Dringender Fall bei der gerichtlichen Bestellung von Aufsichtsratsmitgliedern im Sinne des § 104 Abs. S. 2 AktG

Das OLG Frankfurt a. M. hat mit seinem Beschluss vom 13. Januar 2022 (Az. 20 W 5/22) eine wichtige Entscheidung hinsichtlich der gerichtlichen Bestellung von Aufsichtsratsmitgliedern bei Vakanz getroffen und bei einer Übernahmesituation einen dringenden Fall gem. § 104 Abs. S. 2 AktG angenommen.

Sachverhalt

Bei einer außerordentlichen Hauptversammlung einer Bank sind drei der ursprünglich zwölf Aufsichtsratsmitglieder abgewählt worden. Die Wahl dreier neu vorgeschlagener Aufsichtsratsmitglieder wurde jedoch abgelehnt. Der Aufsichtsrat bestand seitdem nur noch aus neun Mitgliedern, wobei es sich um fünf Anteilseigner- und vier Arbeitnehmervertreter handelte, statt den satzungsmäßig vorgeschriebenen zwölf Mitgliedern (acht Anteilseigner-und vier Arbeitnehmervertreter). Daraufhin beantragte unter anderem der Aufsichtsratsvorsitzende eine gerichtliche Bestellung von Nachfolgern für die ausgeschiedenen Aufsichtsratsmitglieder gemäß § 104 Abs. S. 2 AktG. Die Anträge wurden von dem Amtsgericht Wiesbaden mit dem Hinweis des Nichtvorliegens eines dringenden Falles nach § 104 Abs. S. 2 AktG abgelehnt.

Entscheidung

In seiner Entscheidung bestätigte das Oberlandesgericht, dass die Antragssteller zu Recht von dem Vorliegen eines Falles gemäß § 104 Abs. S. 2 AktG ausgegangen sind und die Frist von drei Monaten gemäß § 104 Abs. S. 1 AktG demnach nicht einzuhalten war.

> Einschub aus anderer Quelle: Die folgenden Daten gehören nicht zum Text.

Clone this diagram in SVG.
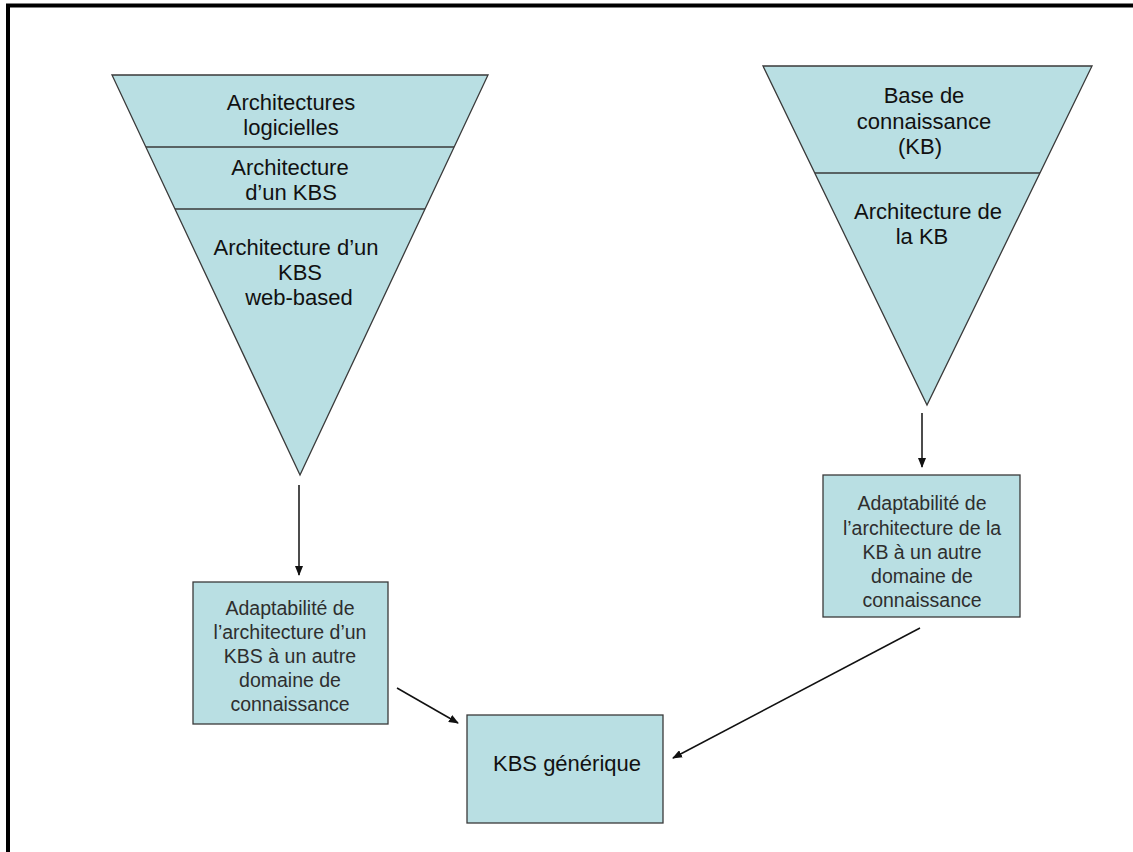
<svg xmlns="http://www.w3.org/2000/svg" width="1133" height="852" viewBox="0 0 1133 852">
<style>
.shape{fill:#b9dfe3;stroke:#3a3a3a;stroke-width:1.3}
.div{stroke:#3a3a3a;stroke-width:1.3;fill:none}
.tt{font-family:"Liberation Sans",Arial,sans-serif;font-size:22px;fill:#111;text-anchor:middle}
.bt{font-family:"Liberation Sans",Arial,sans-serif;font-size:19.5px;fill:#2e2e2e;text-anchor:middle}
.conn{stroke:#111;stroke-width:1.5;fill:none;marker-end:url(#ah)}
</style>
<defs>
<marker id="ah" markerWidth="10" markerHeight="8" refX="9" refY="4" orient="auto" markerUnits="userSpaceOnUse">
<path d="M0,0 L10,4 L0,8 Z" fill="#111"/>
</marker>
</defs>
<rect x="0" y="0" width="1133" height="852" fill="#fff"/>
<g id="frame">
<line x1="6" y1="5.5" x2="1133" y2="5.5" stroke="#000" stroke-width="4"/>
<line x1="8" y1="4" x2="8" y2="852" stroke="#000" stroke-width="4"/>
</g>
<g id="triangle-left">
<polygon class="shape" points="112,75 488,75 300,475"/>
<line class="div" x1="146" y1="147" x2="454" y2="147"/>
<line class="div" x1="175" y1="209" x2="425" y2="209"/>
<text class="tt" x="291" y="110">Architectures</text>
<text class="tt" x="291" y="135">logicielles</text>
<text class="tt" x="290" y="175">Architecture</text>
<text class="tt" x="291" y="200">d’un KBS</text>
<text class="tt" x="296" y="255">Architecture d’un</text>
<text class="tt" x="300" y="280">KBS</text>
<text class="tt" x="299" y="305">web-based</text>
</g>
<g id="triangle-right">
<polygon class="shape" points="763,66 1092,66 927,405"/>
<line class="div" x1="815" y1="173" x2="1040" y2="173"/>
<text class="tt" x="924" y="103">Base de</text>
<text class="tt" x="924" y="129">connaissance</text>
<text class="tt" x="920" y="154">(KB)</text>
<text class="tt" x="928" y="219">Architecture de</text>
<text class="tt" x="922" y="244">la KB</text>
</g>
<g id="box-left">
<rect class="shape" x="193" y="582" width="195" height="142"/>
<text class="bt" x="290" y="615">Adaptabilité de</text>
<text class="bt" x="290" y="639">l’architecture d’un</text>
<text class="bt" x="290" y="663">KBS à un autre</text>
<text class="bt" x="290" y="687">domaine de</text>
<text class="bt" x="290" y="711">connaissance</text>
</g>
<g id="box-right">
<rect class="shape" x="823" y="475" width="197" height="142"/>
<text class="bt" x="922" y="510">Adaptabilité de</text>
<text class="bt" x="922" y="535">l’architecture de la</text>
<text class="bt" x="922" y="559">KB à un autre</text>
<text class="bt" x="922" y="583">domaine de</text>
<text class="bt" x="922" y="607">connaissance</text>
</g>
<g id="box-kbs">
<rect class="shape" x="467" y="715" width="196" height="108"/>
<text class="tt" x="567" y="771" font-size="20">KBS générique</text>
</g>
<g id="connectors">
<line class="conn" x1="299" y1="485" x2="299" y2="575"/>
<line class="conn" x1="922" y1="413" x2="922" y2="467"/>
<line class="conn" x1="397" y1="688" x2="458" y2="723"/>
<line class="conn" x1="920" y1="628" x2="673" y2="758"/>
</g>
</svg>
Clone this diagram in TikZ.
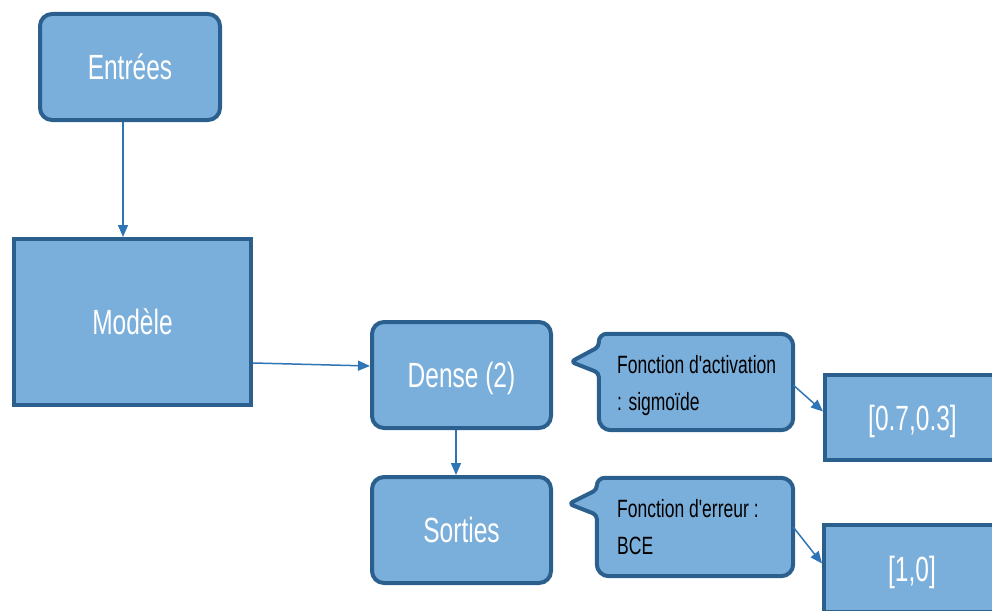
\documentclass[tikz,border=0pt]{standalone}
\usepackage{fontspec}
\newfontfamily\labfont[FakeStretch=0.7]{Liberation Sans}
\usetikzlibrary{arrows.meta,calc}
\definecolor{boxfill}{HTML}{7BAFDB}
\definecolor{boxline}{HTML}{2B5F8E}
\definecolor{arrowblue}{HTML}{2E75B6}
\tikzset{
  mainbox/.style={draw=boxline, fill=boxfill, line width=4pt, inner sep=0pt,
    text=white, font=\labfont\fontsize{35}{40}\selectfont, text height=25pt, text depth=0pt},
  roundbox/.style={mainbox, rounded corners=12pt},
  calloutbox/.style={inner sep=0pt},
  calloutline/.style={draw=boxline, fill=boxfill, line width=4pt, line join=round},
  callouttext/.style={anchor=north west, inner sep=0pt, align=left, text=black,
    font=\labfont\fontsize{25}{37}\selectfont},
  conn/.style={draw=arrowblue, line width=1.5pt, -{Triangle[length=12pt,width=10pt]}}
}
\begin{document}
\begin{tikzpicture}[x=1pt,y=-1pt]
\useasboundingbox (0,0) rectangle (992,610);

\node[roundbox, minimum width=180pt, minimum height=106pt] (ent) at (130,67) {Entrées};
\node[mainbox, minimum width=237pt, minimum height=166pt] (mod) at (132.5,322) {Modèle};
\node[roundbox, minimum width=179pt, minimum height=106pt] (den) at (461.5,375) {Dense (2)};
\node[roundbox, minimum width=179pt, minimum height=106pt] (sor) at (461.5,530) {Sorties};
\node[mainbox, minimum width=175pt, minimum height=85pt] (r1) at (912.5,417.5) {[0.7,0.3]};
\node[mainbox, minimum width=176pt, minimum height=87pt] (r2) at (912,568.5) {[1,0]};

% callout 1
\node[calloutbox, minimum width=194pt, minimum height=96pt] (c1) at (696,382) {};
\draw[calloutline] (c1.north) [rounded corners=12pt] -- (c1.north east) -- (c1.south east) -- (c1.south west)
  [rounded corners=4pt] -- ($(c1.north west)+(0,39)$) -- ($(c1.north west)+(-28,28)$) -- ($(c1.north west)+(0,13)$)
  [rounded corners=8pt] -- (c1.north west) -- cycle;
\node[callouttext] (t1) at (617,355) {Fonction d'activation\\: sigmoïde};

% callout 2
\node[calloutbox, minimum width=196pt, minimum height=98pt] (c2) at (695,527) {};
\draw[calloutline] (c2.north) [rounded corners=12pt] -- (c2.north east) -- (c2.south east) -- (c2.south west)
  [rounded corners=4pt] -- ($(c2.north west)+(0,37)$) -- ($(c2.north west)+(-28,26)$) -- ($(c2.north west)+(0,12)$)
  [rounded corners=8pt] -- (c2.north west) -- cycle;
\node[callouttext] (t2) at (617,499) {Fonction d'erreur :\\BCE};

% connectors
\draw[conn] ([xshift=-7pt]ent.south) -- ([xshift=-9.5pt]mod.north);
\draw[conn] ([yshift=-41pt]mod.east) -- ([yshift=9pt]den.west);
\draw[conn] ([xshift=-5.5pt]den.south) -- ([xshift=-5.5pt]sor.north);
\draw[conn] ([yshift=-3pt]c1.east) -- ([yshift=6pt]r1.west);
\draw[conn] (c2.east) -- ([yshift=5pt]r2.west);
\end{tikzpicture}
\end{document}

Das Gericht begründete seine Entscheidung mit der Tatsache, dass seit einiger Zeit ein Übernahmegebot im Raum stehe. Bereits dieser Umstand rechtfertige es, dass der Aufsichtsrat der Bank nicht nur beschlussfähig, sondern auch vollständig besetzt sein müsse. Das Übernahmeangebot sei entscheidend für die Zukunft der Bank und es erfordere, dass der Aufsichtsrat auch in Form seiner Aufgabe als Überwachungsorgan der Geschäftsführung vollständig besetzt sei. Dabei betonte das Oberlandesgericht, das dies insbesondere auch voraussetze, dass das normale Verhältnis der den Aufsichtsrat repräsentierenden Gruppen von Anteilseignervertretern und Arbeitnehmervertretern gegeben sei. Eine Übernahmesituation stelle somit eine typische Situation eines dringenden Falles nach § 104 Abs. S. 2 AktG dar.

Daneben führte das Gericht aus, dass die Ablehnungsbegründung des Amtsgerichtes, die Annahme eines Übernahmeangebotes obliege nicht der Gesellschaft und dem Aufsichtsrat, für die Entscheidung eines dringenden Falles unerheblich sei.

Praxis

Mit seinem Beschluss entschied das OLG Frankfurt a. M., was einen wichtigen Grund i. S. d. § 104 Abs. S. 2 AktG für die gerichtliche Bestellung von Aufsichtsratsmitgliedern vor Ablauf der Frist nach § 104 Abs. S. 1 AktG darstellt. Durch diesen Beschluss können die Antragsberechtigten bereits vor einer Antragsstellung gem. § 104 Abs. S. 2 AktG im Falle einer Übernahmesituation davon ausgehen, dass ihrem Antrag stattgegeben wird.